Mahkamah Agung, lanjutnya, telah melakukan langkah pembinaan. Namun akhirnya muncul tanda tanya baru, seperti apa langkah pembinaan dan pengawasan yang dilakukan, mulai dari rekrutmen, pembinaan, pengawasan termasuk pembinaan jika ada yang melanggar.
Celah dalam badan peradilan dinilai ada di setiap lini. Salah satunya pada proses rekrutmen. Bukan rahasia jika ada main uang di tahapan tersebut sehingga membuat orang-orang yang lolos dari tahapan rekrutmen tidak selalu yang terbaik.
"Sekarang kita menduga, kalau di perkara saja dia berani main, bagaimana dengan yang bukan perkara? Jadi ada unsur kolusi, kedekatan, dan lain-lain," kata dia.
Karena celah-celah tersebut bukan rahasia baru, oleh karena itu perlu ada bersih-bersih pengadilan agar badan-badan peradilan di Indonesia bersih dari praktik-praktik kecurangan.
Ganjar menyebutkan, bersih-bersih perlu dilakukan dari semua lini. Mulai dari rekrutmen, pembinaan, pengawasan, hingga sistem penindakan.

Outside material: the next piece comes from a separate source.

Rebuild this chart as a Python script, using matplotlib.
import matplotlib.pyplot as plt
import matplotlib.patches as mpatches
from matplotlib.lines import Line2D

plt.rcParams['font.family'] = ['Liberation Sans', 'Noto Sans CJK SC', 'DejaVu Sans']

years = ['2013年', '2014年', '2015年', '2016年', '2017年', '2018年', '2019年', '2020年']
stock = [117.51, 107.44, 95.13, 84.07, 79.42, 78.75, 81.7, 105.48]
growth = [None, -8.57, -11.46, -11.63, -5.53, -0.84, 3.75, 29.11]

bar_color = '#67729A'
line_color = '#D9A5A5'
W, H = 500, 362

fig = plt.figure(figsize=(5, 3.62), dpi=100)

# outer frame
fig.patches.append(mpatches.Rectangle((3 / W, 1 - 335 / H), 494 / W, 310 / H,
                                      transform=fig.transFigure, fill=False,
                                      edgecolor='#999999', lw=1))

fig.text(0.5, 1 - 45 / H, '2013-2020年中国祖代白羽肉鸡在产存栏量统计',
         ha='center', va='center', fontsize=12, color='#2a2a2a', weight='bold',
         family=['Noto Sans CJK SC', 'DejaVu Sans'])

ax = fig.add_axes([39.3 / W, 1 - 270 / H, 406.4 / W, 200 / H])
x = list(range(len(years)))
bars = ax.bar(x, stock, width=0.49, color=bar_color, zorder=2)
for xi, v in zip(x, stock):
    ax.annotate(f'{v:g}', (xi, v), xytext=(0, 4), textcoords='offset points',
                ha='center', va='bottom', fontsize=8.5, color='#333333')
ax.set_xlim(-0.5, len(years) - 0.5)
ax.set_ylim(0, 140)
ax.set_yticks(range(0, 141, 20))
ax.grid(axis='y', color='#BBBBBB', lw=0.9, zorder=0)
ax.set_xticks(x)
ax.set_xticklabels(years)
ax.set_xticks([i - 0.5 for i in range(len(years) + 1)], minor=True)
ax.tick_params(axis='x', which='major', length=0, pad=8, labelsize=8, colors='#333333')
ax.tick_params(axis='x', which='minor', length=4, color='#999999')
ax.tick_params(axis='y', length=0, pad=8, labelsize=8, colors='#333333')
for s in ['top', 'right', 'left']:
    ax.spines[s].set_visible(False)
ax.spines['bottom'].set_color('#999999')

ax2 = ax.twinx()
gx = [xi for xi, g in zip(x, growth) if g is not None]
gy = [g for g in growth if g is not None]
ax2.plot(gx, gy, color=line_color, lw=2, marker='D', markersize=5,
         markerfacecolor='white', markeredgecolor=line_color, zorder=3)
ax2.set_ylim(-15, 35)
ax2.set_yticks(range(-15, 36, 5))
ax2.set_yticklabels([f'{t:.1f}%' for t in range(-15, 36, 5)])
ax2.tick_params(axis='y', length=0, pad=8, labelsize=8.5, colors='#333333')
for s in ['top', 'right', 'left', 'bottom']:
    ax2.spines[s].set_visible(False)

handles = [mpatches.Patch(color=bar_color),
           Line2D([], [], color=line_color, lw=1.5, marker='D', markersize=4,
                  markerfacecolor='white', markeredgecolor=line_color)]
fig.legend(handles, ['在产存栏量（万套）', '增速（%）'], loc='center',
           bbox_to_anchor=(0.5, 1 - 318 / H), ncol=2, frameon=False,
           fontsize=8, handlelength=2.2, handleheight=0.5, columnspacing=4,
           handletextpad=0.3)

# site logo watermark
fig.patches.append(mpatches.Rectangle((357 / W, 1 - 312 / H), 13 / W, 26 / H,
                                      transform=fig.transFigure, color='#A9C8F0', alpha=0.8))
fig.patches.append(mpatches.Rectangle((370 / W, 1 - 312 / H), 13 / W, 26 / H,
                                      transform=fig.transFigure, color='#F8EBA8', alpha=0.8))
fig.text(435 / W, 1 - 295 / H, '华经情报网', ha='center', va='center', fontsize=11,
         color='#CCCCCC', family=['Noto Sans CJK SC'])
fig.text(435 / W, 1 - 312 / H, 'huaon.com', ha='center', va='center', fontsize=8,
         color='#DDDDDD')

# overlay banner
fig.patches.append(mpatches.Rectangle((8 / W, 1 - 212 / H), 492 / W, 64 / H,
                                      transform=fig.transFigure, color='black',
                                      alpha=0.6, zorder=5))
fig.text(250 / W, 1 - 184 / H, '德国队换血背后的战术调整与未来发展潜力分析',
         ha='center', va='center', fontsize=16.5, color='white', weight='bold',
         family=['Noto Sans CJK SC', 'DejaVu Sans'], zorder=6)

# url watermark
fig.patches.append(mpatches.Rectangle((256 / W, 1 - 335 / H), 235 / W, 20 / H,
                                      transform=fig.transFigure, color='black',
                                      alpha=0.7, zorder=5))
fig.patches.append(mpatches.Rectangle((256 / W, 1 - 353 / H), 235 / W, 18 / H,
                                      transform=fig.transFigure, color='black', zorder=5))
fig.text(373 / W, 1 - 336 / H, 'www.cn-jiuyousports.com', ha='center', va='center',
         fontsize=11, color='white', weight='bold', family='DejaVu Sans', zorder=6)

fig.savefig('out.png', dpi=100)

"Sudah bukan rahasia umum bahwa proses pengadilan kita bukan proses adu pintar. Terlalu parah kisruh hukumnya lobi-lobi, kedekatan, dan lainnya," tutur Ganjar.
Ganjar menilai, kesadaran perlu timbul dari masing-masing individu. Sebab, tak mungkin harus diterapkan pengawasan yang lebih ketat misalnya menempatkan pengawas sejumlah hakim di suatu pengadilan.
"Enggak perlu seperti itu. Kalau begitu, nanti semua lini pelayanan publik, pengadilan lain harus dibikin, negara harus mengeluarkan gaji dua kali lipat," ujarnya.
Ganjar menambahkan, yang perlu dibangun adalah sumber daya manusia dan sistem. Kasus-kasus yang menyeret oknum-oknum badan peradilan menunjukkan bahwa tak ada manusia yang sempurna.
"Tugas kita adalah bagaimana memastikan bahwa sistem ini bekerja," ujar dia.
Komisi Pemberantasan Korupsi (KPK) menetapkan lima orang sebagai tersangka setelah menggelar operasi tangkap tangan di Bengkulu pada Senin (23/5/2016).
Dari lima tersangka, dua di antaranya adalah hakim pada Pengadilan Tindak Pidana Korupsi di Bengkulu. Mereka adalah Ketua Pengadilan Negeri Kepahiang, Janner Purba dan Hakim PN Kota Bengkulu, Toton.
Sebelumnya, KPK juga telah menangkap Panitera Pengadilan Negeri Jakarta Pusat Edy Nasution dan seorang pekerja swasta bernama Doddy Ariyanto Supeno. Keduanya telah ditetapkan sebagai tersangka selaku pemberi dan penerima suap.